Not really understanding why I was feeling rattled, I couldn’t articulate it very well. “It’s not the airplane I’m nervous about,” I insisted. “I’ve been in small airplanes before. It’s me.” He took that in, and did not try to talk me out of it, but I think he must have been a little bemused. 

I asked him to take over in the pattern and land; he directed me to keep my hands on the controls and demonstrated his technique with a running narration. The gusts buffeted us, and he executed a precise crosswind landing with one main wheel squeaking gently onto the runway before the other, followed by the nose wheel. I was fascinated. I was terrified. I wanted to do that. But I also wanted to bail out of that cockpit and never get back in. 

When my instructor eyed me doubtfully and asked if I was coming back for another lesson, the 17-year-old won out. “Yes!” I told him. “You’re nuts,” I told myself. 

I went home, and found myself afflicted with the peculiar pathology of aviation. I ran out in my stocking feet to look up at airplanes flying over my house. I started reading NTSB reports. I had trouble conversing with anyone about anything except airplanes. I began reading about stalls and watching the University of Iowa’s The Secret of Flight series with Dr. Alexander Lippisch. His visualization of fluid dynamics helped me grasp stall characteristics, and, oddly enough, the lesson in which I first practiced stalls was the first lesson I enjoyed without reservation. I was learning control, and the limits of control surfaces, which I found deeply reassuring. 

It took four lessons to feel comfortable with my instructor and the airplane, to feel tentatively sure I wouldn’t do something incredibly stupid and ruin everyone’s day, and to trust our airfield’s mechanic—who has been doing his job since before I was born—with my life. 

Looking back on my journey thus far, I have warm and fuzzy feelings even for those tough first lessons. Trepidation can enhance our senses and lends an extra layer of seriousness to the task at hand. Those first few lessons are seared indelibly in my mind. And because I conquered my self-doubt and broke through to the joy and wonder of flying, I can say I’m proud of myself for sticking with it. And no matter what I experience in my journey in the future, I will never again feel that heady blend of terror and excitement, newness and joy. On one hand, I’m thankful for that. On the other, it’s a little bittersweet knowing that the threshold of adventure is behind me.

I’m not going to be the first person on Mars, and I’m certainly not the first person to take flying lessons. I’ve not done anything particularly remarkable in aviation. And I’m content with that, for now. I’m living my dreams. Maybe another student out there can take heart in the thought that feeling a little rattled sometimes is normal, and potentially even beneficial when you’re learning to fly. 
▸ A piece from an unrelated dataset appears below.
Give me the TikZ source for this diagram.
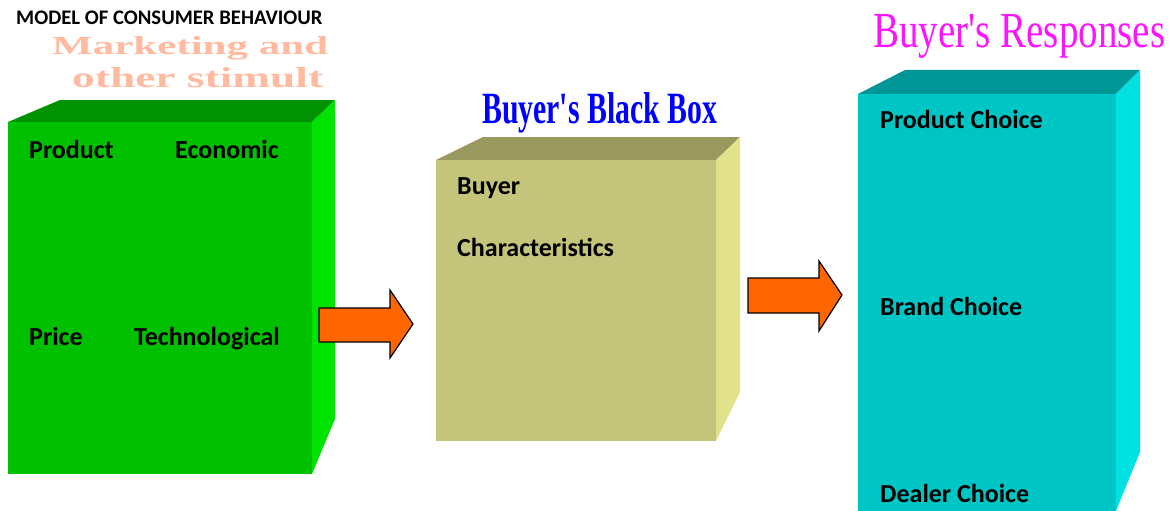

Amy Wilder is managing editor for Plane & Pilot magazine. She fell in love with airplanes at age 8 when her brother-in-law took her up in a Cessna 172. Pretty soon, Amy's bedroom walls were covered with images of vintage airplanes and she was convinced she'd be a bush pilot in Alaska one day. She became a journalist instead, which is also somewhat impractical—but with fewer bears. Now she's working on her private pilot certificate and ready to be a lifelong student of the art of flying.